El panorama de la fiscalidad en el ámbito internacional está cambiando rápidamente: BEPS (Base Erosion and Profit Shifting), CbC (Country by Country reporting), LoB (Limitation of Benefits), GAAR (General Antiabuse Rule), PPT (Principal Purpose Test), FATCA (Foreign Account Tax Compliance Act), CRS (Common Reporting Standard) son términos que se han instalado en el vocabulario diario de la prensa especializada y el empresariado español. Y lo han hecho para quedarse.
Sería muy prolijo detallar el origen y significado de todos estos términos, si bien sus objetivo pueden resumirse en dos ideas centrales: (1) alinear la fiscalidad de las empresas multinacionales con la realidad económica subyacente, de modo que reconozcan sus ingresos y tributen allí donde efectivamente generan valor; y (2) posibilitar el intercambio automático de información entre administraciones tributarias, para poder perseguir las conductas de evasión fiscal.
¿Y por qué están cambiando las reglas de juego? Varias organizaciones internacionales iniciaron en los últimos años campañas en diferentes frentes encaminadas a recuperar la equidad fiscal en el ámbito internacional, que muchos percibían que se había perdido dado el bajo nivel de tributación, al menos en concepto de imposición sobre beneficios, de algunos grupos multinacionales.
Al mismo tiempo, la Dirección General de la Competencia de la Comisión Europea abría expedientes por ayudas de Estado en relación con determinadas resoluciones en materia fiscal emitidas por las administraciones de los Países Bajos, Irlanda y Luxemburgo, y lo hacía con especial repercusión mediática, al referirse a empresas como Apple, Starbucks, Facebook, Amazon o Google. Recordemos también el tsunami mediático de los documentos confidenciales publicados por el Consorcio Internacional de Periodistas de Investigación que denunciaba los acuerdos secretos llevados a cabo entre el Gobierno de Luxemburgo con 340 multinacionales, de 2002 a 2010.

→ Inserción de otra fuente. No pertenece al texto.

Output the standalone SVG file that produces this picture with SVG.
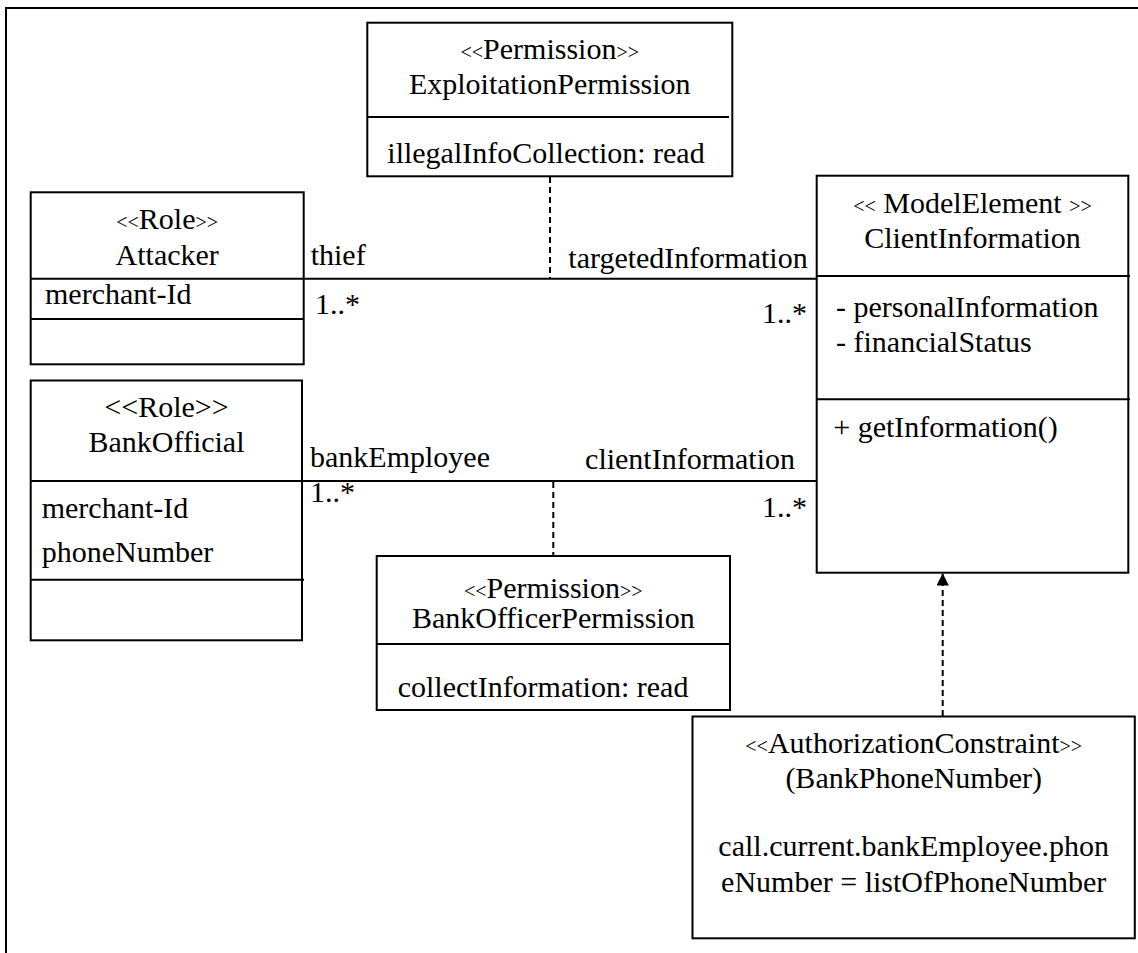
<svg xmlns="http://www.w3.org/2000/svg" width="1138" height="953" viewBox="0 0 1138 953">
<style>
text{font-family:"Liberation Serif","Times New Roman",serif;font-size:30px;fill:#000}
.m{text-anchor:middle}
.s{font-size:20px}
.box{fill:#fff;stroke:#000;stroke-width:2}
.ln{stroke:#000;stroke-width:2;fill:none}
.dash{stroke:#000;stroke-width:2;fill:none;stroke-dasharray:6 4}
</style>
<defs>
<marker id="arr" viewBox="0 0 14 16" refX="13" refY="7" markerWidth="14" markerHeight="14" markerUnits="userSpaceOnUse" orient="auto">
<path d="M0,0 L14,7 L0,14 z" fill="#000"/>
</marker>
</defs>
<rect width="1138" height="953" fill="#fff"/>
<path class="ln" d="M6,953 V8 H1138"/>

<g id="connectors">
<line class="ln" x1="303" y1="278.7" x2="818" y2="278.7"/>
<line class="ln" x1="302" y1="481" x2="818" y2="481"/>
<line class="dash" x1="550" y1="177" x2="550" y2="278"/>
<line class="dash" x1="553.3" y1="482" x2="553.3" y2="556"/>
<line class="dash" x1="942.7" y1="716" x2="942.7" y2="574" marker-end="url(#arr)"/>
<text x="310.7" y="265">thief</text>
<text x="315" y="314">1..*</text>
<text x="568.3" y="268.3">targetedInformation</text>
<text x="807" y="323.3" text-anchor="end">1..*</text>
<text x="310" y="466.7">bankEmployee</text>
<text x="310" y="501.7">1..*</text>
<text x="795" y="468.7" text-anchor="end">clientInformation</text>
<text x="807" y="516.7" text-anchor="end">1..*</text>
</g>

<g id="attacker">
<rect class="box" x="30.7" y="192.3" width="273" height="172"/>
<line class="ln" x1="30.7" y1="278.7" x2="303.7" y2="278.7"/>
<line class="ln" x1="30.7" y1="319" x2="303.7" y2="319"/>
<text class="m" x="167.2" y="229.3"><tspan class="s">&lt;&lt;</tspan>Role<tspan class="s">&gt;&gt;</tspan></text>
<text class="m" x="167.2" y="265">Attacker</text>
<text x="45" y="304.3">merchant-Id</text>
</g>

<g id="exploitationPermission">
<rect class="box" x="367.3" y="22.7" width="365" height="153.6"/>
<line class="ln" x1="367.3" y1="117" x2="729" y2="117"/>
<text class="m" x="549.8" y="59.3"><tspan class="s">&lt;&lt;</tspan>Permission<tspan class="s">&gt;&gt;</tspan></text>
<text class="m" x="549.8" y="94.3">ExploitationPermission</text>
<text x="387.3" y="162.7">illegalInfoCollection: read</text>
</g>

<g id="clientInformation">
<rect class="box" x="816.7" y="175.7" width="311.6" height="397"/>
<line class="ln" x1="816.7" y1="276" x2="1130" y2="276"/>
<line class="ln" x1="816.7" y1="399.3" x2="1130" y2="399.3"/>
<text class="m" x="972.5" y="213.3"><tspan class="s">&lt;&lt;</tspan> ModelElement <tspan class="s">&gt;&gt;</tspan></text>
<text class="m" x="972.5" y="248.3">ClientInformation</text>
<text x="836" y="316.7">- personalInformation</text>
<text x="836" y="351.7">- financialStatus</text>
<text x="833.3" y="436.7">+ getInformation()</text>
</g>

<g id="bankOfficial">
<rect class="box" x="30.7" y="380.5" width="271.3" height="259.8"/>
<line class="ln" x1="30.7" y1="481" x2="302" y2="481"/>
<line class="ln" x1="30.7" y1="579.7" x2="304" y2="579.7"/>
<text class="m" x="166.5" y="416.7">&lt;&lt;Role&gt;&gt;</text>
<text class="m" x="166.5" y="451.7">BankOfficial</text>
<text x="41.7" y="518.3">merchant-Id</text>
<text x="41.7" y="561.7">phoneNumber</text>
</g>

<g id="bankOfficerPermission">
<rect class="box" x="376.7" y="556" width="353.3" height="154"/>
<line class="ln" x1="376.7" y1="644" x2="730" y2="644"/>
<text class="m" x="553.3" y="598.3"><tspan class="s">&lt;&lt;</tspan>Permission<tspan class="s">&gt;&gt;</tspan></text>
<text class="m" x="553.3" y="628.3">BankOfficerPermission</text>
<text x="397.7" y="696.7">collectInformation: read</text>
</g>

<g id="authorizationConstraint">
<rect class="box" x="692.5" y="716.5" width="442.3" height="221.8"/>
<text class="m" x="913.7" y="752.7"><tspan class="s">&lt;&lt;</tspan>AuthorizationConstraint<tspan class="s">&gt;&gt;</tspan></text>
<text class="m" x="913.7" y="788.3">(BankPhoneNumber)</text>
<text class="m" x="913.7" y="856">call.current.bankEmployee.phon</text>
<text class="m" x="913.7" y="891.7">eNumber = listOfPhoneNumber</text>
</g>
</svg>
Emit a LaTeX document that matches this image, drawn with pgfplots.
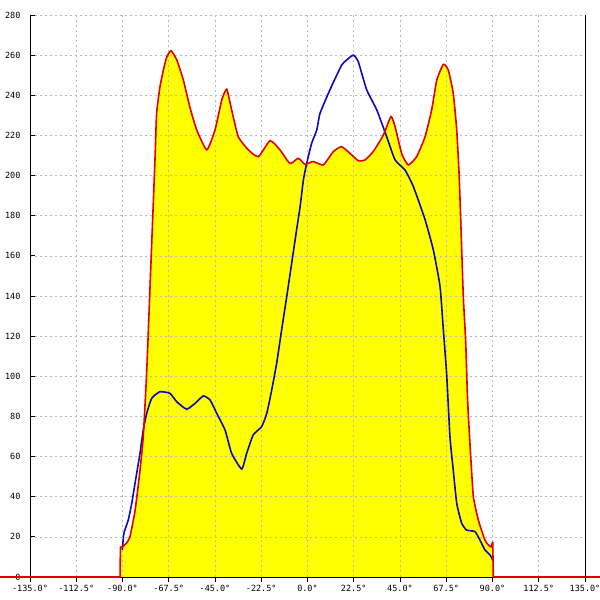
\documentclass[border=0pt]{standalone}
\usepackage{fontspec}
\setmonofont{DejaVu Sans Mono}
\usepackage{pgfplots}
\pgfplotsset{compat=1.18}
\definecolor{curvered}{RGB}{228,0,0}
\definecolor{curveblue}{RGB}{10,10,190}
\definecolor{fillyellow}{RGB}{255,255,0}
\pgfplotstableread{
x y
-91.0 15
-90.1 15
-88.0 17
-86.4 20
-83.9 33
-81.5 53
-79.9 70
-78.2 103
-76.4 150
-74.2 208
-73.4 231
-71.8 244
-70.1 252.6
-68.5 259
-66.4 262.2
-63.6 257.6
-60.4 247.6
-57.2 234
-53.9 222.7
-49.0 212.8
-45.0 222.7
-41.7 237.7
-39.3 243
-36.9 232.7
-33.7 219.4
-28.8 212.8
-23.9 209.4
-18.2 217.4
-13.4 212.8
-8.5 206
-4.5 208.6
-1.2 205.6
2.8 207
7.7 205.3
12.6 212
16.6 214.4
20.7 211
24.7 207.4
28 207.8
32 212
36.9 220.2
40.6 229.4
42.6 224.4
45.8 211
49 205.3
53.1 209.4
57.2 219.4
60.4 232.7
62.9 247.6
66.1 255.4
68.5 252.6
70.9 241
72.6 222.7
73.8 199.5
74.7 173
75.8 139.7
77.0 116.4
77.7 93.2
78.2 81.6
79.4 60
80.7 40
83.1 28.4
86.3 18.4
88.0 16
89.3 15
90.1 17.5
}\redtable
\pgfplotstableread{
x y
-90.1 13.5
-89.3 21.8
-87.2 28.4
-85.5 36.7
-83.9 46.7
-81.5 61.6
-79.9 73.2
-78.2 81.6
-75.8 89
-71.8 92.3
-66.9 91.5
-63.6 87.3
-58.8 83.6
-54.7 86.5
-50.7 90.2
-47.4 88.2
-44.2 81.6
-40.1 73.2
-36.9 61.6
-32.0 53.8
-29.6 61.6
-26.4 70.8
-22.3 74.9
-19.8 81.6
-17.4 93.2
-15.0 106.5
-12.6 123
-10.1 139.7
-7.7 156.3
-5.3 173
-3.6 184.5
-2.0 197.8
-0.4 206
2.0 216
4.5 222.7
6.1 231
10.9 242.7
16.6 255
19.1 257.6
22.3 260
24.7 256.7
28.8 242.7
33.7 232.7
38.5 219.4
42.6 207.8
47.4 202.8
51.5 194.5
57.2 178
61.2 163
64.5 144.6
66.1 123
67.7 101
69.3 70
70.9 53.3
72.6 36.7
75.0 26.8
77.4 23.4
81.5 22.6
83.9 18.4
86.3 13.5
88.8 11
90.1 8.5
}\bluetable
\begin{document}
\begin{tikzpicture}
\begin{axis}[
  set layers,
  width=555pt, height=562pt, scale only axis,
  xmin=-135, xmax=135, ymin=0, ymax=280,
  axis lines=left, axis line style={-, black, line width=0.8pt},
  clip=false,
  xtick={-135,-112.5,-90,-67.5,-45,-22.5,0,22.5,45,67.5,90,112.5,135},
  xticklabels={-135.0°,-112.5°,-90.0°,-67.5°,-45.0°,-22.5°,0.0°,22.5°,45.0°,67.5°,90.0°,112.5°,135.0°},
  ytick={0,20,...,280},
  yticklabels={0,20,40,60,80,100,120,140,160,180,200,220,240,260,280},
  grid=major,
  grid style={dash pattern=on 2pt off 3pt, black!28, line width=0.7pt},
  ticklabel style={font=\ttfamily\fontsize{8.5}{9}\selectfont},
  xtick align=outside, ytick align=inside,
  major tick length=4.5pt,
  tick style={black, line width=0.8pt},
  yticklabel style={xshift=-6pt},
]
% yellow fill (under the grid)
\addplot[draw=none, fill=fillyellow, smooth, tension=0.3, on layer=axis background] table[x=x,y=y] {\redtable} \closedcycle;
% blue curve
\addplot[curveblue, line width=1.6pt, smooth, tension=0.3] table[x=x,y=y] {\bluetable};
% red curve
\addplot[curvered, line width=1.6pt, smooth, tension=0.3] table[x=x,y=y] {\redtable};
\addplot[curvered, line width=1.6pt, line join=round] coordinates {(-149.6,0) (-91.2,0) (-91.0,15)};
\addplot[curvered, line width=1.6pt, line join=round] coordinates {(90.1,17.5) (90.4,0) (142.3,0)};
\draw[black, line width=0.8pt] (rel axis cs:1,0) -- (rel axis cs:1,1);
\end{axis}
\pgfresetboundingbox
\path[use as bounding box] (-30pt,-23pt) rectangle (570pt,577pt);
\end{tikzpicture}
\end{document}
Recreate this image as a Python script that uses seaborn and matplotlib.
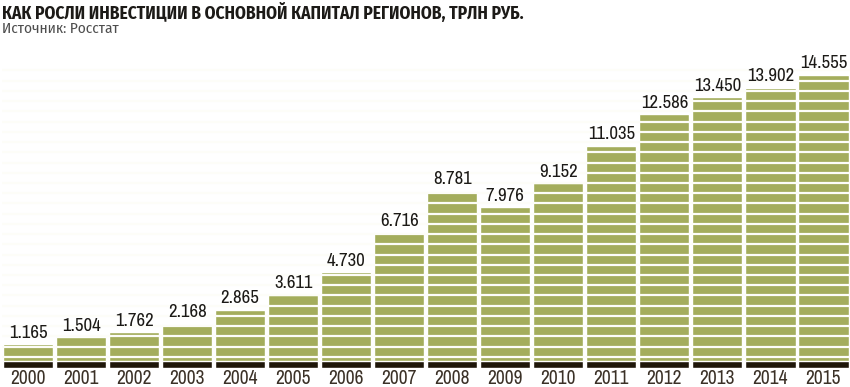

No obstante, los estados, en lugar de asumir su parte de culpa por estas ineficiencias, han optado por transferir la responsabilidad de dichos “agujeros fiscales” a los operadores económicos. Así, por ejemplo, en el Plan de Acción presentado por la OCDE en su célebre informe BEPS (con un total de 34 acciones) para reforzar la lucha contra el fraude y la evasión fiscal de la UE, propone que sean los propios operadores económicos los que asuman la obligación de revelar sus “esquemas de planificación fiscal agresiva”. Aparte de lo subjetivo que resulta tachar una conducta de agresiva o no, lo curioso es que son los propios estados los que a través de sus políticas fiscales y presupuestarias, compiten entre sí para atraer riqueza -y contribuyentes- a sus territorios; competencia que en muchas ocasiones se manifiesta a través de la concesión de incentivos de carácter fiscal. Lo que sucede es que los estados en su conjunto no actúan de forma coordinada a la hora de promover estos incentivos, lo que genera ineficiencias o posibilidades de no tributación susceptibles de aprovechamiento por parte de sociedades e individuos.
Ya hemos empezado a ver la plasmación de algunos de los principios contenidos en estas iniciativas en nuestro derecho positivo, y sin duda en los años venideros se irán incorporando más medidas.
Pero no se puede legislar a partir de la presunción de que todas las empresas actúan fraudulentamente en todo caso, sino que debe hacerse con la necesaria perspectiva y serenidad, exigiendo también a los estados una mayor cooperación con la Comisión para modificar las normas internacionales, de forma que se garanticen niveles razonables de sujeción a tributación, y un compromiso de los gobiernos de eliminar de facto todas las prácticas preferenciales que distorsionan la equidad tributaria.